**Provided entries**
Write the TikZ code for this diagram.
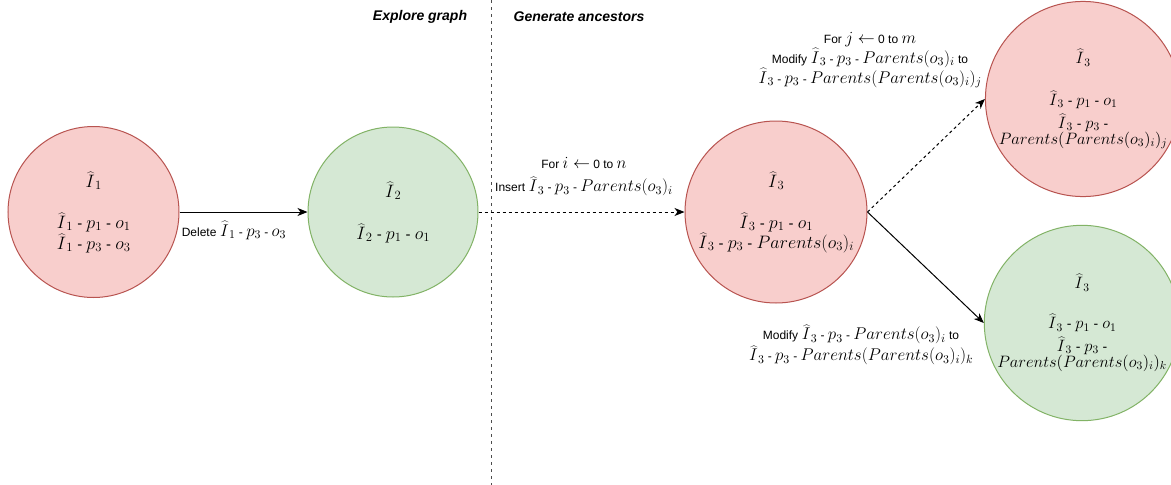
\RequirePackage{fix-cm}
\documentclass[tikz,border=0pt]{standalone}
\usepackage[no-math]{fontspec}
\setmainfont{Liberation Sans}
\usetikzlibrary{arrows.meta}
\definecolor{redfill}{HTML}{F8CECC}
\definecolor{redline}{HTML}{B85450}
\definecolor{greenfill}{HTML}{D5E8D4}
\definecolor{greenline}{HTML}{82B366}
\def\txsize{12}
\newcommand{\tx}[1]{{\fontsize{\txsize}{\txsize}\selectfont #1}}
\newcommand{\bighat}{\kern0.06em\scalebox{0.72}[1]{$\widehat{\phantom{I}\mkern3mu}$}}
\newcommand{\ih}[1]{\mathord{\ooalign{\bighat\cr\hfil$I$\hfil\cr}}_{#1}}
\newcommand{\dd}{\tx{ - }}
\tikzset{
  state/.style={circle, inner sep=0pt, align=center, line width=1pt,
    font=\def\txsize{15}\fontsize{18}{21}\selectfont},
  smallstate/.style={font=\def\txsize{14}\fontsize{16.5}{16}\selectfont},
  redstate/.style={state, draw=redline, fill=redfill},
  greenstate/.style={state, draw=greenline, fill=greenfill},
  lbl/.style={align=center, inner sep=0pt, font=\def\txsize{12}\fontsize{17}{21}\selectfont},
  conn/.style={line width=1pt, -{Stealth[length=10pt,width=8pt,inset=3pt]}},
  dashconn/.style={conn, dash pattern=on 3pt off 3pt},
  header/.style={inner sep=0pt, font=\fontsize{14}{16}\selectfont\bfseries\itshape},
}
\begin{document}
\begin{tikzpicture}[x=1pt,y=-1pt]
\useasboundingbox (0,0) rectangle (1171,485);
\fill[white] (0,0) rectangle (1171,485);

\coordinate (septop) at (491,0);
\coordinate (sepbot) at (491,485);
\draw[black!70, line width=1pt, dash pattern=on 3pt off 4pt] (septop) -- (sepbot);
\node[header] (h1) at (420,17) {Explore graph};
\node[header] (h2) at (579,17) {Generate ancestors};

\node[redstate, minimum size=171pt] (c1) at (93.5,212)
  {$\ih1$\\[20pt] $\ih1$\dd$p_1$\dd$o_1$\\ $\ih1$\dd$p_3$\dd$o_3$};
\node[greenstate, minimum size=170pt] (c2) at (393,212)
  {$\ih2$\\[21pt] $\ih2$\dd$p_1$\dd$o_1$};
\node[redstate, minimum size=182pt, font=\def\txsize{15}\fontsize{18}{20}\selectfont] (c3) at (776,212)
  {$\ih3$\\[21pt] $\ih3$\dd$p_1$\dd$o_1$\\ $\ih3$\dd$p_3$\dd$Parents(o_3)_i$};
\node[redstate, smallstate, minimum size=188pt] (c4) at (1083,99)
  {$\ih3$\\[24pt] $\ih3$\dd$p_1$\dd$o_1$\\[4pt] $\ih3$\dd$p_3$\dd\\ $Parents(Parents(o_3)_i)_j$};
\node[greenstate, smallstate, minimum size=188pt] (c5) at (1082,323)
  {$\ih3$\\[22pt] $\ih3$\dd$p_1$\dd$o_1$\\[4pt] $\ih3$\dd$p_3$\dd\\ $Parents(Parents(o_3)_i)_k$};

\draw[conn] (c1) -- (c2);
\draw[dashconn] (c2) -- (c3);
\draw[dashconn] (c3.east) -- (c4.west);
\draw[conn] (c3.east) -- (c5.west);

\node[lbl, anchor=base] (l1) at (234,236) {\tx{Delete }$\ih1$\dd$p_3$\dd$o_3$};
\node[lbl, font=\def\txsize{12}\fontsize{17}{23}\selectfont] (l2) at (584,177)
  {\tx{For }$i \leftarrow$\tx{ 0 to }$n$\\ \tx{Insert }$\ih3$\dd$p_3$\dd$Parents(o_3)_i$};
\node[lbl, font=\def\txsize{12}\fontsize{17}{20}\selectfont] (l3) at (870,60)
  {\tx{For }$j \leftarrow$\tx{ 0 to }$m$\\ \tx{Modify }$\ih3$\dd$p_3$\dd$Parents(o_3)_i$\tx{ to}\\ $\ih3$\dd$p_3$\dd$Parents(Parents(o_3)_i)_j$};
\node[lbl] (l4) at (861,345)
  {\tx{Modify }$\ih3$\dd$p_3$\dd$Parents(o_3)_i$\tx{ to}\\ $\ih3$\dd$p_3$\dd$Parents(Parents(o_3)_i)_k$};
\end{tikzpicture}
\end{document}
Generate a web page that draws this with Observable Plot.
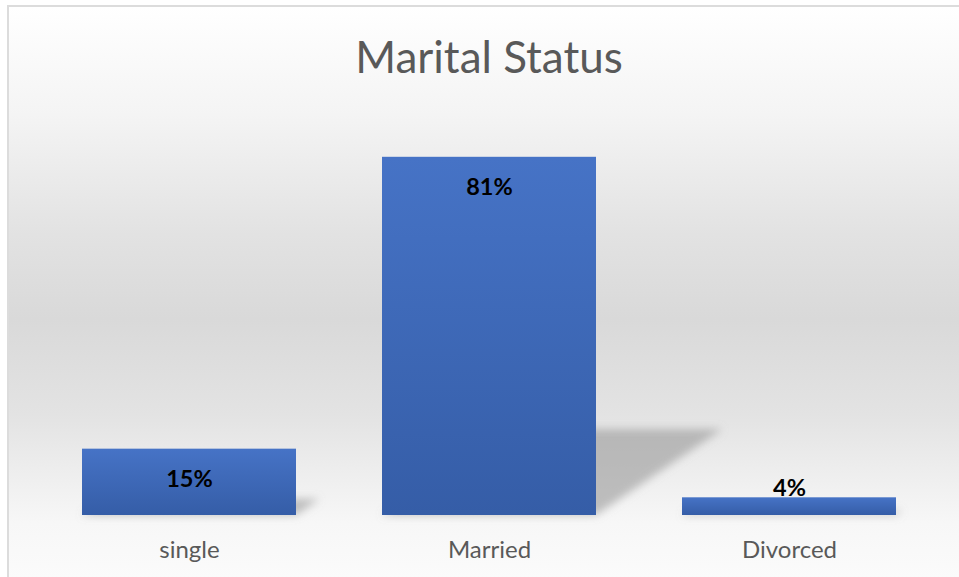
<!DOCTYPE html>
<html>
<head>
<meta charset="utf-8">
<script src="https://cdn.jsdelivr.net/npm/d3@7"></script>
<script src="https://cdn.jsdelivr.net/npm/@observablehq/plot@0.6"></script>
<style>
  html, body { margin: 0; padding: 0; background: #ffffff; }
  #wrap { position: relative; width: 959px; height: 577px; overflow: hidden; }
  #bg {
    position: absolute; left: 7px; top: 5px; width: 980px; height: 600px;
    border-top: 2px solid #dcdcdc; border-left: 2px solid #dcdcdc;
    background: linear-gradient(to bottom, #ffffff 0%, #f4f4f4 18%, #e2e2e2 38%, #d9d9d9 52%, #e3e3e3 68%, #f7f7f7 86%, #fdfdfd 100%);
  }
  #chart { position: absolute; left: 0; top: 0; }
</style>
</head>
<body>
<div id="wrap"><div id="bg"></div><div id="chart"></div></div>
<script>
const title = "Marital Status";
const categories = ["single", "Married", "Divorced"];
const values = [15, 81, 4];
const labels = ["15%", "81%", "4%"];

const data = categories.map((c, i) => ({category: c, value: values[i], label: labels[i]}));

const font = "Lato, 'Open Sans', sans-serif";

const plot = Plot.plot({
  width: 959,
  height: 577,
  marginLeft: 38,
  marginRight: 20,
  marginTop: 117,
  marginBottom: 62,
  style: {background: "transparent", fontFamily: font},
  x: {domain: categories, paddingInner: 0.288, paddingOuter: 0.143, label: null},
  y: {domain: [0, 90], axis: null},
  marks: [
    Plot.barY(data, {x: "category", y: "value", fill: "#8f8f8f", fillOpacity: 0.55}),
    Plot.barY(data, {x: "category", y: "value", fill: "url(#barGrad)"}),
    Plot.text(data.filter(d => d.value >= 10), {x: "category", y: "value", text: "label", dy: 30, fontSize: 23.5, fontWeight: "bold", fill: "#000000"}),
    Plot.text(data.filter(d => d.value < 10), {x: "category", y: "value", text: "label", dy: -9, fontSize: 23.5, fontWeight: "bold", fill: "#000000"}),
    Plot.axisX({tickSize: 0, tickPadding: 25, fontSize: 24, fill: "#595959", label: null}),
    Plot.text([title], {frameAnchor: "top", lineAnchor: "bottom", dy: -45, fontSize: 44, fill: "#595959"})
  ]
});

// gradients and shadow filter
const ns = "http://www.w3.org/2000/svg";
const defs = document.createElementNS(ns, "defs");
defs.innerHTML = `
  <linearGradient id="barGrad" x1="0" y1="0" x2="0" y2="1">
    <stop offset="0%" stop-color="#4673C6"/>
    <stop offset="100%" stop-color="#355DA7"/>
  </linearGradient>
  <filter id="shadowBlur" x="-20%" y="-50%" width="140%" height="200%">
    <feGaussianBlur stdDeviation="4"/>
  </filter>`;
plot.insertBefore(defs, plot.firstChild);

// perspective shadow derived from the y scale baseline (first bar mark)
const b = plot.scale("y").apply(0);
const shadow = plot.querySelector('g[aria-label="bar"]');
if (shadow) {
  const outer = document.createElementNS(ns, "g");
  outer.setAttribute("filter", "url(#shadowBlur)");
  shadow.parentNode.insertBefore(outer, shadow);
  outer.appendChild(shadow);
  const old = shadow.getAttribute("transform") || "";
  const k = 0.353, s = 0.24;
  shadow.setAttribute("transform", `matrix(1,0,${-k},${s},${k * b},${(1 - s) * b}) ${old}`);
}

document.getElementById("chart").appendChild(plot);
</script>
</body>
</html>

**The exercise**
From the first line of the material down to the line containing "(h2) at (579,17)", inclusive, return each line exactly, skipping any picture.

**Expected answer**
Write the TikZ code for this diagram.
\RequirePackage{fix-cm}
\documentclass[tikz,border=0pt]{standalone}
\usepackage[no-math]{fontspec}
\setmainfont{Liberation Sans}
\usetikzlibrary{arrows.meta}
\definecolor{redfill}{HTML}{F8CECC}
\definecolor{redline}{HTML}{B85450}
\definecolor{greenfill}{HTML}{D5E8D4}
\definecolor{greenline}{HTML}{82B366}
\def\txsize{12}
\newcommand{\tx}[1]{{\fontsize{\txsize}{\txsize}\selectfont #1}}
\newcommand{\bighat}{\kern0.06em\scalebox{0.72}[1]{$\widehat{\phantom{I}\mkern3mu}$}}
\newcommand{\ih}[1]{\mathord{\ooalign{\bighat\cr\hfil$I$\hfil\cr}}_{#1}}
\newcommand{\dd}{\tx{ - }}
\tikzset{
  state/.style={circle, inner sep=0pt, align=center, line width=1pt,
    font=\def\txsize{15}\fontsize{18}{21}\selectfont},
  smallstate/.style={font=\def\txsize{14}\fontsize{16.5}{16}\selectfont},
  redstate/.style={state, draw=redline, fill=redfill},
  greenstate/.style={state, draw=greenline, fill=greenfill},
  lbl/.style={align=center, inner sep=0pt, font=\def\txsize{12}\fontsize{17}{21}\selectfont},
  conn/.style={line width=1pt, -{Stealth[length=10pt,width=8pt,inset=3pt]}},
  dashconn/.style={conn, dash pattern=on 3pt off 3pt},
  header/.style={inner sep=0pt, font=\fontsize{14}{16}\selectfont\bfseries\itshape},
}
\begin{document}
\begin{tikzpicture}[x=1pt,y=-1pt]
\useasboundingbox (0,0) rectangle (1171,485);
\fill[white] (0,0) rectangle (1171,485);

\coordinate (septop) at (491,0);
\coordinate (sepbot) at (491,485);
\draw[black!70, line width=1pt, dash pattern=on 3pt off 4pt] (septop) -- (sepbot);
\node[header] (h1) at (420,17) {Explore graph};
\node[header] (h2) at (579,17) {Generate ancestors};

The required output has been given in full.